Up to 200,000 households with people in work in Britain will be pushed into poverty by the government’s latest welfare reforms, according to a report published a day after Prime Minister David Cameron promised an “all-out assault on poverty”.
The Resolution Foundation, a think tank focussing on wages, said on Thursday an increase in the minimum wage would not offset the losses for many households caused by cuts to tax credits, which top up the earnings of the lowest paid, and other welfare supports.
The think tank specialises in issues affecting low-earning households, and its research work was cited by finance minister George Osborne when he announced the new minimum wage in July.

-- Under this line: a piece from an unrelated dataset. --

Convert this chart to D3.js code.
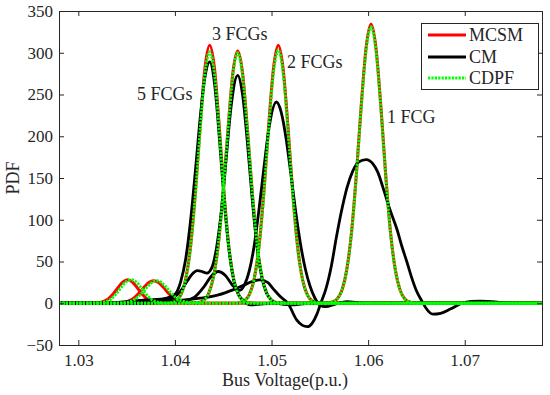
<!DOCTYPE html>
<html>
<head>
<meta charset="utf-8">
<script src="https://cdn.jsdelivr.net/npm/d3@7"></script>
<style>
  body { margin: 0; background: #fff; }
  text { font-family: "Liberation Serif", "Times New Roman", serif; fill: #262626; }
</style>
</head>
<body>
<svg id="chart" width="550" height="395"></svg>
<script>
// axis ticks
const xTicks = [1.03, 1.04, 1.05, 1.06, 1.07];
const yTicks = [-50, 0, 50, 100, 150, 200, 250, 300, 350];

// MCSM (Monte Carlo) pdf, one curve per number of FCGs, [voltage, pdf]
const mcsm5 = [[1.028,0],[1.031,0],[1.0321,0.7],[1.0326,2.1],[1.0331,5.3],[1.0336,11],[1.0341,18.5],[1.0346,25.3],[1.0351,28],[1.0356,25.3],[1.0361,18.5],[1.0366,11],[1.0371,5.3],[1.0376,2.1],[1.0381,0.7],[1.0388,0.2],[1.0396,0.6],[1.0401,2.8],[1.0406,9.6],[1.0411,28],[1.0416,66],[1.0421,130],[1.0426,210],[1.0431,281],[1.0436,309],[1.0441,281],[1.0446,210],[1.0451,130],[1.0456,66],[1.0461,28],[1.0466,9.6],[1.0471,2.8],[1.0476,0.6],[1.049,0],[1.078,0]];
const mcsm3 = [[1.028,0],[1.0333,0],[1.0343,0.4],[1.0348,1.2],[1.0353,3.1],[1.0358,6.7],[1.0363,12.4],[1.0368,19.1],[1.0373,24.8],[1.0378,27],[1.0383,24.8],[1.0388,19.1],[1.0393,12.4],[1.0398,6.7],[1.0403,3.3],[1.0408,1.6],[1.0414,0.8],[1.0425,1.0],[1.043,3.7],[1.0435,12],[1.044,32],[1.0445,71],[1.045,134],[1.0455,209],[1.046,276],[1.0465,302],[1.047,276],[1.0475,209],[1.048,134],[1.0485,71],[1.049,32],[1.0495,12],[1.05,3.7],[1.0505,1.0],[1.052,0],[1.078,0]];
const mcsm2 = [[1.028,0],[1.0462,0],[1.0467,0.7],[1.0472,3.0],[1.0477,10.2],[1.0482,29],[1.0487,68],[1.0492,132],[1.0497,212],[1.0502,281],[1.0507,309],[1.0512,281],[1.0517,212],[1.0522,132],[1.0527,68],[1.0532,29],[1.0537,10.2],[1.0542,3.0],[1.0547,0.7],[1.0555,0],[1.078,0]];
const mcsm1 = [[1.028,0],[1.0555,0],[1.0563,1.5],[1.0568,5.3],[1.0573,16],[1.0578,41],[1.0583,87],[1.0588,157],[1.0593,239],[1.0598,307],[1.0603,334],[1.0608,307],[1.0613,239],[1.0618,157],[1.0623,87],[1.0628,41],[1.0633,16],[1.0638,5.3],[1.0643,1.5],[1.065,0],[1.078,0]];

// CM (cumulant method) pdf
const cm5 = [[1.028,0],[1.033,0],[1.035,2],[1.037,4],[1.0386,5],[1.0396,8],[1.0401,12],[1.0406,26],[1.0411,52],[1.0416,97],[1.0421,156],[1.0426,220],[1.0431,270],[1.0436,289],[1.0441,263],[1.0446,198],[1.0451,123],[1.0456,64],[1.0461,27],[1.0466,10],[1.0471,3],[1.0478,-2],[1.0488,-1],[1.05,0],[1.078,0]];
const cm3 = [[1.028,0],[1.034,0],[1.036,1],[1.038,2],[1.0393,5],[1.0398,6],[1.0403,11],[1.0408,18],[1.0413,27],[1.0418,35],[1.0423,39],[1.0428,38],[1.0433,36],[1.0438,42],[1.0443,66],[1.0448,110],[1.0453,172],[1.0458,234],[1.0465,273],[1.047,250],[1.0475,193],[1.048,125],[1.0485,68],[1.049,31],[1.0495,12],[1.05,4],[1.0505,0],[1.052,-2],[1.054,0],[1.078,0]];
const cm2 = [[1.028,0],[1.036,0],[1.039,1],[1.041,3],[1.042,7],[1.043,19.6],[1.0438,33],[1.0445,38],[1.0452,33.5],[1.046,21],[1.0467,15.5],[1.0472,22],[1.0477,39],[1.0482,68.5],[1.0487,112],[1.0492,161],[1.0497,207],[1.0505,241],[1.051,229],[1.0515,198],[1.052,155],[1.0525,110],[1.053,71],[1.0535,41],[1.054,20],[1.0545,6],[1.055,-2],[1.0556,-4],[1.0566,-1],[1.0578,2],[1.0595,0],[1.078,0]];
const cm1 = [[1.028,0],[1.036,0],[1.039,2],[1.0426,6],[1.0445,10],[1.046,16],[1.0472,22],[1.048,26],[1.0488,28],[1.0496,25],[1.0502,17],[1.0509,8],[1.0517,0],[1.0526,-20],[1.0532,-26.5],[1.0537,-28],[1.0542,-24],[1.0547,-13],[1.0551,0],[1.0556,16],[1.0562,45],[1.0567,78],[1.0572,108],[1.0578,138],[1.0584,158],[1.059,169],[1.0598,172],[1.0605,167],[1.061,157],[1.0615,140],[1.0622,114],[1.063,88],[1.0635,68],[1.064,50],[1.0645,31],[1.065,15],[1.0656,2],[1.066,-6],[1.0667,-13],[1.0675,-12],[1.0685,-7],[1.0697,0],[1.0707,2.2],[1.0715,2.6],[1.0728,1.8],[1.0749,0],[1.078,0]];

// CDPF pdf
const cdpf5 = [[1.028,0],[1.031,0],[1.0324,0.7],[1.0329,2.1],[1.0334,5.3],[1.0339,11],[1.0344,18.5],[1.0349,25.3],[1.0355,28],[1.036,25.3],[1.0365,18.5],[1.037,11],[1.0375,5.3],[1.038,2.1],[1.0385,0.7],[1.039,0.2],[1.0396,0.6],[1.0401,2.8],[1.0406,9.6],[1.0411,28],[1.0416,65],[1.0421,127],[1.0426,205],[1.0431,274],[1.0436,301],[1.0441,274],[1.0446,205],[1.0451,127],[1.0456,65],[1.0461,28],[1.0466,9.6],[1.0471,2.8],[1.0476,0.6],[1.049,0],[1.078,0]];
const cdpf3 = [[1.028,0],[1.0336,0],[1.0346,0.4],[1.0351,1.2],[1.0356,3.1],[1.0361,6.7],[1.0366,12.4],[1.0371,19.1],[1.0376,24.8],[1.0381,27],[1.0386,24.8],[1.0391,19.1],[1.0396,12.4],[1.0401,6.7],[1.0406,3.3],[1.0411,1.6],[1.0416,0.8],[1.0425,1.0],[1.043,3.7],[1.0435,12],[1.044,32],[1.0445,71],[1.045,134],[1.0455,208],[1.046,273],[1.0465,300],[1.047,273],[1.0475,208],[1.048,134],[1.0485,71],[1.049,32],[1.0495,12],[1.05,3.7],[1.0505,1.0],[1.052,0],[1.078,0]];
const cdpf2 = [[1.028,0],[1.0462,0],[1.0467,0.7],[1.0472,3.0],[1.0477,10.2],[1.0482,29],[1.0487,67],[1.0492,130],[1.0497,208],[1.0502,276],[1.0507,303],[1.0512,276],[1.0517,208],[1.0522,130],[1.0527,67],[1.0532,29],[1.0537,10.2],[1.0542,3.0],[1.0547,0.7],[1.0555,0],[1.078,0]];
const cdpf1 = [[1.028,0],[1.0555,0],[1.0563,1.5],[1.0568,5.3],[1.0573,16],[1.0578,41],[1.0583,86],[1.0588,156],[1.0593,237],[1.0598,304],[1.0603,331],[1.0608,304],[1.0613,237],[1.0618,156],[1.0623,86],[1.0628,41],[1.0633,16],[1.0638,5.3],[1.0643,1.5],[1.065,0],[1.078,0]];

const fcgLabels = ['5 FCGs', '3 FCGs', '2 FCGs', '1 FCG'];
const legendNames = ['MCSM', 'CM', 'CDPF'];

const W = 550, H = 395;
const margin = {left: 59, right: 8, top: 11, bottom: 50};
const svg = d3.select('#chart');

const x = d3.scaleLinear().domain([1.028, 1.078]).range([margin.left, W - margin.right]);
const y = d3.scaleLinear().domain([-50, 350]).range([H - margin.bottom, margin.top]);

svg.append('rect').attr('width', W).attr('height', H).attr('fill', '#fff');

svg.append('clipPath').attr('id', 'clip')
  .append('rect')
  .attr('x', x.range()[0]).attr('y', margin.top)
  .attr('width', x.range()[1] - x.range()[0])
  .attr('height', y.range()[0] - margin.top);

const line = d3.line()
  .x(d => x(d[0]))
  .y(d => y(d[1]))
  .curve(d3.curveMonotoneX);

const plot = svg.append('g').attr('clip-path', 'url(#clip)');

// red first, black over it, green dotted on top
[mcsm5, mcsm3, mcsm2, mcsm1].forEach(s => {
  plot.append('path').datum(s)
    .attr('d', line).attr('fill', 'none')
    .attr('stroke', '#ff0000').attr('stroke-width', 3);
});
[cm5, cm3, cm2, cm1].forEach(s => {
  plot.append('path').datum(s)
    .attr('d', line).attr('fill', 'none')
    .attr('stroke', '#000').attr('stroke-width', 2.8);
});
[cdpf5, cdpf3, cdpf2, cdpf1].forEach(s => {
  plot.append('path').datum(s)
    .attr('d', line).attr('fill', 'none')
    .attr('stroke', '#00ff00').attr('stroke-width', 3)
    .attr('stroke-dasharray', '2.2,1.2');
});

// axes, matlab style inward ticks on all four sides
const gx = svg.append('g').attr('transform', `translate(0,${y.range()[0]})`)
  .call(d3.axisBottom(x).tickValues(xTicks).tickSize(-5).tickSizeOuter(0).tickPadding(9).tickFormat(d3.format('.2f')));
const gxTop = svg.append('g').attr('transform', `translate(0,${margin.top})`)
  .call(d3.axisTop(x).tickValues(xTicks).tickSize(-5).tickSizeOuter(0).tickFormat(''));
const gy = svg.append('g').attr('transform', `translate(${x.range()[0]},0)`)
  .call(d3.axisLeft(y).tickValues(yTicks).tickSize(-5).tickSizeOuter(0).tickPadding(6));
const gyRight = svg.append('g').attr('transform', `translate(${x.range()[1]},0)`)
  .call(d3.axisRight(y).tickValues(yTicks).tickSize(-5).tickSizeOuter(0).tickFormat(''));

[gx, gxTop, gy, gyRight].forEach(g => {
  g.select('.domain').remove();
  g.selectAll('line').attr('stroke', '#262626');
  g.selectAll('text').attr('font-size', 17).attr('font-family', '"Liberation Serif", serif').attr('fill', '#262626');
});

svg.append('rect')
  .attr('x', x.range()[0] + 0.5).attr('y', margin.top + 0.5)
  .attr('width', x.range()[1] - x.range()[0]).attr('height', y.range()[0] - margin.top)
  .attr('fill', 'none').attr('stroke', '#262626').attr('stroke-width', 1);

// axis titles
svg.append('text')
  .attr('x', 285).attr('y', 386)
  .attr('text-anchor', 'middle').attr('font-size', 18)
  .text('Bus Voltage(p.u.)');
svg.append('text')
  .attr('transform', `translate(19,${(margin.top + y.range()[0]) / 2}) rotate(-90)`)
  .attr('text-anchor', 'middle').attr('font-size', 18)
  .text('PDF');

// case labels, placed by hand next to their peaks
const labelSpots = [[137, 100], [212, 40], [287, 68], [387, 123]];
fcgLabels.forEach((t, i) => {
  svg.append('text')
    .attr('x', labelSpots[i][0]).attr('y', labelSpots[i][1])
    .attr('font-size', 18)
    .text(t);
});

// legend
const lg = svg.append('g');
lg.append('rect')
  .attr('x', 421.5).attr('y', 23.5).attr('width', 117).attr('height', 66)
  .attr('fill', '#fff').attr('stroke', '#262626').attr('stroke-width', 1);
const legendStyle = [
  {color: '#ff0000', dash: null},
  {color: '#000', dash: null},
  {color: '#00ff00', dash: '2.2,1.2'}
];
const legendY = [35, 57, 78];
legendNames.forEach((n, i) => {
  lg.append('line')
    .attr('x1', 428).attr('x2', 466)
    .attr('y1', legendY[i]).attr('y2', legendY[i])
    .attr('stroke', legendStyle[i].color).attr('stroke-width', 3)
    .attr('stroke-dasharray', legendStyle[i].dash);
  lg.append('text')
    .attr('x', 469).attr('y', legendY[i] + 6)
    .attr('font-size', 18)
    .text(n);
});
</script>
</body>
</html>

The Resolution Foundation said the number of working households in poverty — those who receive less than 60 percent of median household income — will rise by 100,000 next year as a result of the changes announced in July.
A further 100,000 working households could fall below the poverty line by 2020 after a second phase of cuts, pushing the total number of poor households to around 2 million, it said.
A spokesman for Britain’s finance ministry said the changes announced in July were fair and necessary and would only take spending on tax credits back to 2008 levels. “The best route out of poverty is work, not benefits,” he said.
Thursday’s report will be uncomfortable reading for Osborne, the front-runner to take over from Cameron, who has said he will stand down before the next election in 2020.
Boris Johnson, London’s mayor and another potential successor to Cameron, used a high-profile speech at the Conservative Party’s annual conference this week to urge the government to protect the most vulnerable, lowest-paid workers.
In his speech to the conference on Wednesday, Cameron said the introduction in April of the higher minimum wage was a “giant leap forward” in the push to help more people get out of poverty by working rather than relying on welfare.
But David Finch, senior economic analyst at the Resolution Foundation, said the government would make it harder for families to earn their way out of poverty by weakening work incentives in the benefits system.
An analyst at the Organisation for Economic Co-operation and Development told Reuters on Wednesday that austerity programmes imposed in a number of countries since 2010 had exacerbated inequality and could harm long-term growth.